> Exercise description: Copy every line with the string "that" in it.

> Collected material:

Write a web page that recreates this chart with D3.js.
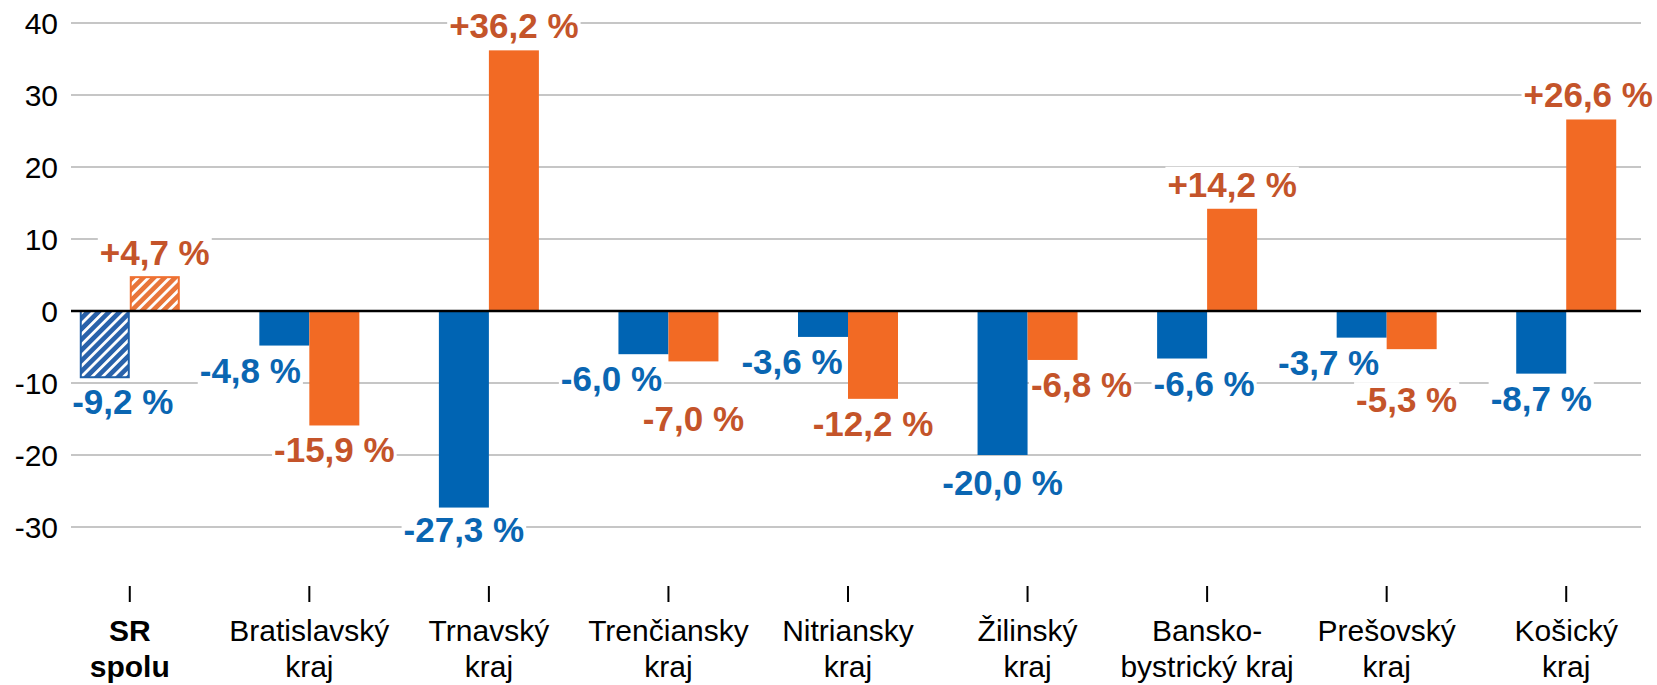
<!DOCTYPE html>
<html>
<head>
<meta charset="utf-8">
<script src="https://cdn.jsdelivr.net/npm/d3@7"></script>
<style>
  body { margin: 0; background: #fff; }
  text { font-family: Arial, "Liberation Sans", sans-serif; }
</style>
</head>
<body>
<div id="vis"></div>
<script>
var categories = ["SR spolu", "Bratislavský kraj", "Trnavský kraj", "Trenčiansky kraj",
    "Nitriansky kraj", "Žilinský kraj", "Bansko-bystrický kraj", "Prešovský kraj", "Košický kraj"];
var categoryLines = [["SR", "spolu"], ["Bratislavský", "kraj"], ["Trnavský", "kraj"],
    ["Trenčiansky", "kraj"], ["Nitriansky", "kraj"], ["Žilinský", "kraj"],
    ["Bansko-", "bystrický kraj"], ["Prešovský", "kraj"], ["Košický", "kraj"]];
var blueValues = [-9.2, -4.8, -27.3, -6.0, -3.6, -20.0, -6.6, -3.7, -8.7];
var orangeValues = [4.7, -15.9, 36.2, -7.0, -12.2, -6.8, 14.2, -5.3, 26.6];
var yTicks = [-30, -20, -10, 0, 10, 20, 30, 40];

// hand nudges for labels that would collide (dx, dy in px)
var blueNudge = [[18, 0], [-34, 0], [0, -3], [-32, 0], [-31, 0], [0, 3], [22, 0], [-33, 0], [0, 0]];
var orangeNudge = [[0, 0], [0, 0], [0, 0], [0, 33], [0, 0], [29, 0], [0, 0], [-5, 26], [-3, 0]];

var w = 1657,
    h = 685,
    blue = "#0064b3",
    orange = "#f26a24",
    blueText = "#0a66b2",
    orangeText = "#c4542a";

var locale = d3.formatLocale({decimal: ",", thousands: " ", grouping: [3], currency: ["", ""], minus: "-"}),
    fmtVal = locale.format("+.1f"),
    fmtTick = locale.format("d");

var x = d3.scaleBand().domain(categories).range([40, 1656]),
    y = d3.scaleLinear().domain([-30, 40]).range([527, 23]),
    series = d3.scaleBand().domain(["blue", "orange"]).range([0, 100]);

var svg = d3.select("#vis").append("svg")
    .attr("width", w)
    .attr("height", h);

// hatch patterns for the SR total
var defs = svg.append("defs");
[["hatch-blue", "#2a62aa"], ["hatch-orange", "#e8753a"]].forEach(function(p) {
  var pat = defs.append("pattern")
      .attr("id", p[0])
      .attr("patternUnits", "userSpaceOnUse")
      .attr("width", 7.5)
      .attr("height", 7.5)
      .attr("patternTransform", "rotate(45)");
  pat.append("rect").attr("width", 7.5).attr("height", 7.5).attr("fill", p[1]);
  pat.append("rect").attr("x", 0).attr("width", 2.8).attr("height", 7.5).attr("fill", "#fff");
});

// gridlines
svg.append("g").selectAll("line")
    .data(yTicks.filter(function(d) { return d !== 0; }))
  .enter().append("line")
    .attr("x1", 71).attr("x2", 1641)
    .attr("y1", function(d) { return y(d); })
    .attr("y2", function(d) { return y(d); })
    .attr("stroke", "#b3b3b3")
    .attr("stroke-width", 1.4);

// y tick labels
svg.append("g").selectAll("text")
    .data(yTicks)
  .enter().append("text")
    .attr("x", 58)
    .attr("y", function(d) { return y(d); })
    .attr("dy", "0.35em")
    .attr("text-anchor", "end")
    .attr("font-size", 30)
    .attr("fill", "#000")
    .text(fmtTick);

var rows = categories.map(function(c, i) {
  return {cat: c, i: i, blue: blueValues[i], orange: orangeValues[i]};
});

var bars = [];
rows.forEach(function(r) {
  bars.push({cat: r.cat, i: r.i, key: "blue", v: r.blue, nudge: blueNudge[r.i]});
  bars.push({cat: r.cat, i: r.i, key: "orange", v: r.orange, nudge: orangeNudge[r.i]});
});

function barX(d) {
  return x(d.cat) + x.bandwidth() / 2 - 50 + series(d.key);
}

svg.append("g").selectAll("rect")
    .data(bars)
  .enter().append("rect")
    .attr("x", function(d) { return barX(d) + (d.i === 0 ? 1 : 0); })
    .attr("y", function(d) { return y(Math.max(0, d.v)); })
    .attr("width", function(d) { return series.bandwidth() - (d.i === 0 ? 2 : 0); })
    .attr("height", function(d) { return Math.abs(y(d.v) - y(0)); })
    .attr("fill", function(d) {
      if (d.i === 0) return "url(#hatch-" + d.key + ")";
      return d.key === "blue" ? blue : orange;
    })
    .attr("stroke", function(d) { return d.i === 0 ? (d.key === "blue" ? "#1f5fa8" : "#f07030") : "none"; })
    .attr("stroke-width", 2);

// zero line
svg.append("line")
    .attr("x1", 71).attr("x2", 1641)
    .attr("y1", y(0)).attr("y2", y(0))
    .attr("stroke", "#000")
    .attr("stroke-width", 2.6);

// value labels with white backing boxes
var labels = svg.append("g").selectAll("g")
    .data(bars)
  .enter().append("g");

labels.append("text")
    .attr("x", function(d) { return barX(d) + series.bandwidth() / 2 + d.nudge[0]; })
    .attr("y", function(d) { return (d.v < 0 ? y(d.v) + 37 : y(d.v) - 12) + d.nudge[1]; })
    .attr("text-anchor", "middle")
    .attr("font-size", 35)
    .attr("font-weight", "bold")
    .attr("fill", function(d) { return d.key === "blue" ? blueText : orangeText; })
    .text(function(d) { return fmtVal(d.v) + " %"; });

labels.each(function() {
  var g = d3.select(this),
      b = g.select("text").node().getBBox();
  g.insert("rect", "text")
      .attr("x", b.x - 2)
      .attr("y", b.y + 2)
      .attr("width", b.width + 4)
      .attr("height", b.height - 4)
      .attr("fill", "#fff");
});

// category axis: ticks and two-line labels
var cat = svg.append("g").selectAll("g")
    .data(rows)
  .enter().append("g")
    .attr("transform", function(d) { return "translate(" + (x(d.cat) + x.bandwidth() / 2) + ",0)"; });

cat.append("line")
    .attr("y1", 586).attr("y2", 602)
    .attr("stroke", "#000")
    .attr("stroke-width", 2);

cat.append("text")
    .attr("text-anchor", "middle")
    .attr("font-size", 30)
    .attr("font-weight", function(d) { return d.i === 0 ? "bold" : "normal"; })
    .attr("fill", "#000")
    .selectAll("tspan")
    .data(function(d) { return categoryLines[d.i]; })
  .enter().append("tspan")
    .attr("x", 0)
    .attr("y", function(d, j) { return 641 + j * 36; })
    .text(function(d) { return d; });
</script>
</body>
</html>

> Solution to the exercise:
Write a web page that recreates this chart with D3.js.
// hand nudges for labels that would collide (dx, dy in px)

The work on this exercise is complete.